We've only eaten out a handful of times so far - a local chili burger restaurant (speciality chili mince on spaghetti ... hmmm), a shawarma (kebab) fast food place where I foolishly neglected to take photos of my dinner (it was very tasty), and Hashem, a famous falafel and hummus place downtown where it's rumoured the local royal family like to drop in for a snack late at night (maybe they don't get the plastic tablecloths though):

)

I will spare my delicate readers my photos of the meat section in the local supermarket. I have been very bravely dealing with bones in my chicken breasts, but I am not yet ready to cook lamb spleen, heart, brains, tripe, tongues or feet. They don't just butcher animals here; they completely dismantle them. I am very very grateful that the supermarket labels things in English as well as Arabic though, so at least I won't accidentally buy anything too challenging. Hearts are obvious, spleens less so. And it's clear some of these are considered desirable cuts of meat - lamb hearts are more expensive than chicken breast.

We're sampling our way through the local confectionery, though it can be hard to find amid all the imported stuff. There's something that looks and tastes exactly like Turkish delight, but is half the price:


(Yes, mastic is the flavour.)

But to really get the party started, you need these:





Yep, sugar coated chickpeas, full of nutritious goodness, a bit like peanut M&M's without the allergy risk.

It may come as a surprise to some of you that we haven't had a single taste of wine or beer since we've been here. There are bottle stores all over our neighbourhood, but they make the Huntly Cheep Liquor shop look inviting so I have not ventured inside. What we have had instead is malt beverages - 0% alcohol fizzy malt drinks with fruit flavours. They're all the rage. And just because the local kids don't get to drink Vodka Cruisers doesn't mean they have to miss out on drinking things that look like them.





 

Friday, January 19, 2018

Second childhood

When I was about 4 years old, I watched a lovely friendly man give my mum a small blue car because he had a much larger and better green car that he was keeping for himself.

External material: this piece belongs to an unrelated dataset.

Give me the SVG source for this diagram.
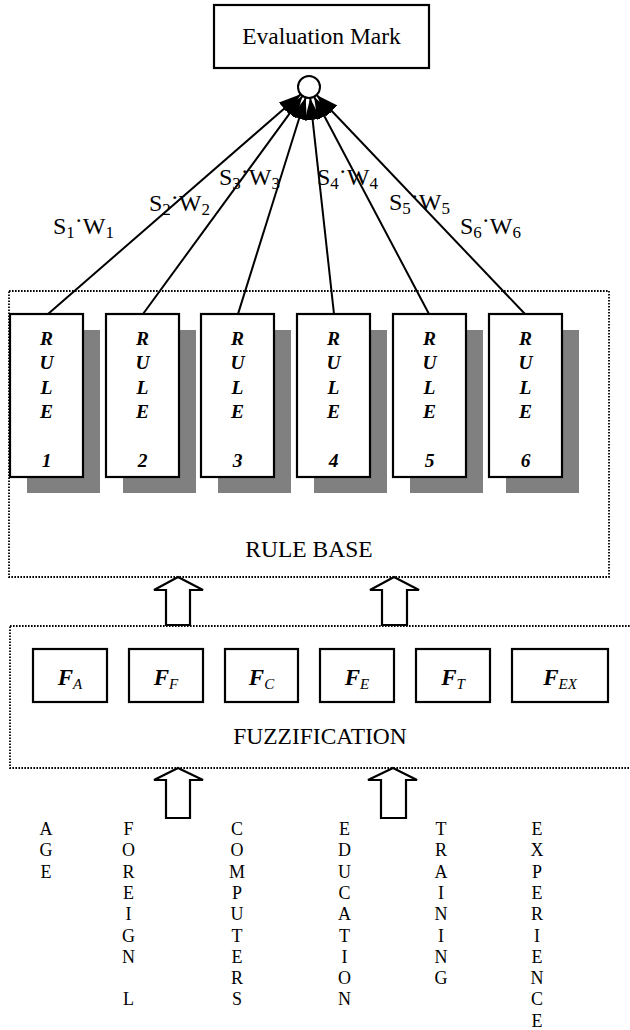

Clearly I had no idea what was actually going on. Now that I am old and wise I know that what he actually said must have been, "Well, for your budget I can sell you this small and not very desirable Datsun, which will get you from A to B if you're not in a hurry, but for just double that amount you could be the proud owner of this Kingswood, which is clearly much cooler."

And it's that completely clueless part of childhood that I am revisiting now. So much of what happens around me is mystifying. I can't even read the alphabet. I can however count to three - wahid, itneen, talata! - thanks to an app intended to prepare Jordanian kids for preschool. With any luck, by the time we leave here I'll be able to mumble my way through numbers up to 10, and maybe even sound out a few words. And unlike most 4-year-olds I'm allowed to cross busy roads by myself.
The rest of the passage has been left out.